For all the excitement about new planets and taking steps toward a reliable calculation of eta-sub-Earth, however, there was also an undercurrent of concern, especially for members of the Kepler team. Finding at least a handful of true Mirror Earths—the same size, the same density, the same temperature as the original—was always Kepler’s goal. “That was the driver of the mission,” Jack Lissauer said over lunch one day. But it was based on the assumption that the mission would last at least four years, and that the Sun was about typical in
how noisy it is—how much it varies in brightness due to sunspots and flares and other activity.

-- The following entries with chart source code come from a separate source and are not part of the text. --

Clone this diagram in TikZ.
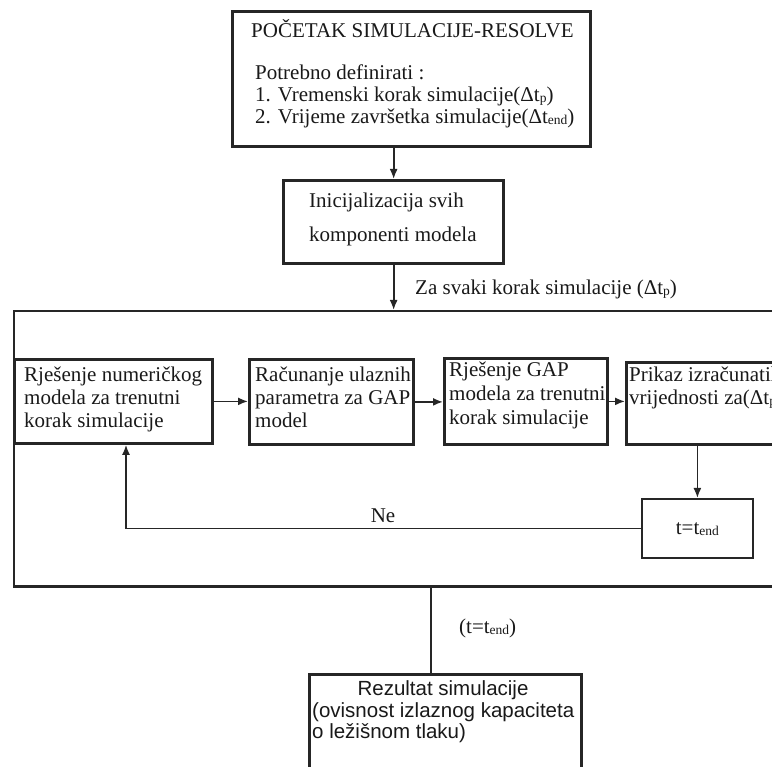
\documentclass[tikz,border=0pt]{standalone}
\usepackage{fontspec}
\setmainfont{Liberation Serif}
\newfontfamily\arialfont{Liberation Sans}
\usetikzlibrary{arrows.meta}
\newcommand\sbt[1]{\raisebox{-1pt}{\fontsize{13.5}{13.5}\selectfont #1}}
\begin{document}
\begin{tikzpicture}[x=1pt,y=-1pt,
  bx/.style={draw=black!85, line width=2.8pt, rectangle, inner sep=0pt, anchor=north west},
  tx/.style={inner sep=0pt, anchor=base west, font=\fontsize{21}{25}\selectfont, text=black!90},
  sx/.style={tx, font=\arialfont\fontsize{20.5}{24}\selectfont},
  ln/.style={draw=black!85, line width=1.7pt},
  arr/.style={ln, -{Latex[length=10pt,width=8pt]}}]
\useasboundingbox (0,0) rectangle (772,767);
\clip (0,0) rectangle (772,767);
% boxes
\node[bx, line width=3.3pt, minimum width=358pt, minimum height=135pt] (start) at (231,10) {};
\node[bx, line width=3.3pt, minimum width=220pt, minimum height=83pt] (init) at (282,179) {};
\node[bx, line width=1.6pt, minimum width=850pt, minimum height=275pt] (loop) at (13,310) {};
\node[bx, minimum width=198pt, minimum height=84pt] (A) at (13,358) {};
\node[bx, minimum width=164pt, minimum height=85pt] (B) at (248,358) {};
\node[bx, minimum width=163pt, minimum height=86pt] (C) at (443,357) {};
\node[bx, minimum width=200pt, minimum height=82pt] (D) at (625,361) {};
\node[bx, line width=1.8pt, minimum width=111pt, minimum height=59pt] (E) at (641,498) {};
\node[bx, minimum width=272pt, minimum height=120pt] (F) at (308,673) {};
\draw[line width=2.6pt, black!85] (loop.south west) -- (loop.south east);
% connectors
\draw[arr] (start.south -| init.north) -- (init.north);
\draw[arr] (init.south) -- (init.south |- loop.north);
\draw[arr] (A.east) -- (A.east -| B.west);
\draw[arr] (B.east) -- (B.east -| C.west);
\draw[arr] (C.east) -- (C.east -| D.west);
\draw[arr] (D.south -| E.north) -- (E.north);
\coordinate (fb) at (126,0);
\draw[arr] (E.west) -- (E.west -| fb) -- (A.south -| fb);
\coordinate (out) at (431,0);
\draw[ln] (loop.south -| out) -- (F.north -| out);
% texts
\node[tx] (t0) at (251,38) {POČETAK SIMULACIJE-RESOLVE};
\node[tx] (t1) at (255,80) {Potrebno definirati :};
\node[tx] (t2) at (255,102) {1. Vremenski korak simulacije(Δt\sbt{p})};
\node[tx] (t3) at (255,124) {2. Vrijeme završetka simulacije(Δt\sbt{end})};
\node[tx] (i1) at (309,208) {Inicijalizacija svih};
\node[tx] (i2) at (309,242) {komponenti modela};
\node[tx] (lz) at (415,295) {Za svaki korak simulacije (Δt\sbt{p})};
\node[tx] (a1) at (24,382) {Rješenje numeričkog};
\node[tx] (a2) at (24,405) {modela za trenutni};
\node[tx] (a3) at (24,428) {korak simulacije};
\node[tx] (b1) at (255,382) {Računanje ulaznih};
\node[tx] (b2) at (255,405) {parametra za GAP};
\node[tx] (b3) at (255,428) {model};
\node[tx] (c1) at (449,377) {Rješenje GAP};
\node[tx] (c2) at (449,401) {modela za trenutni};
\node[tx] (c3) at (449,425) {korak simulacije};
\node[tx] (d1) at (629,382) {Prikaz izračunatih};
\node[tx] (d2) at (629,405) {vrijednosti za(Δt\sbt{p})};
\node[tx, anchor=base] (e1) at (E.center |- 0,535) {t=t\sbt{end}};
\node[tx, anchor=base] (ne) at (383,522) {Ne};
\node[tx] (tc) at (459,633) {(t=t\sbt{end})};
\node[sx, anchor=base] (f1) at (443,695) {Rezultat simulacije};
\node[sx] (f2) at (312,717) {(ovisnost izlaznog kapaciteta};
\node[sx] (f3) at (312,738) {o ležišnom tlaku)};
\end{tikzpicture}
\end{document}
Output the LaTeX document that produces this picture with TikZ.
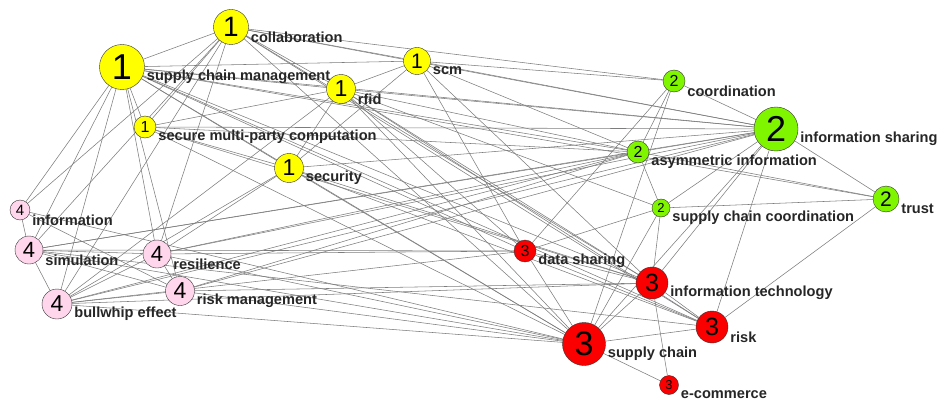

Thanks to Kepler’s unprecedented observations of Sun-like stars, however, the effort spearheaded by Ron Gilliland, the team now knew that the Sun is unusually quiet. Most Sun-like stars are about twice as noisy, which makes it just that much harder to tease out the signal of an Earth-size transiting planet. You can do it, but you need as many transits as possible, so the regular, repeating signal of a planet begins to stand out against the random flicker of noise. For an Earth-size planet in the habitable zone of a Sun-like star, transits come along only once a year. With a mission funded for only three and a half years, that’s probably not enough to find a Mirror Earth. A few months after the Wyoming conference, the team would be petitioning NASA to extend the mission for another three and a half years. It’s not as though the satellite would fall out of the sky, but it takes money to keep the analysis going.
That’s why Natalie Batalha was so worried about the upcoming budget review by NASA, which was now only four months away. The Kepler team would do its best to convince agency officials that they simply had to have funding for an extended mission. But the Hubble Space Telescope was also up for renewed funding. In a budget situation that appeared to be getting worse by the month, there was a reasonable chance that the most successful exoplanetology search in history would be cut off before it could fulfill its mission. In the end, NASA would announce in April 2012 that Kepler, Hubble, and seven other missions under consideration would all be allowed to continue.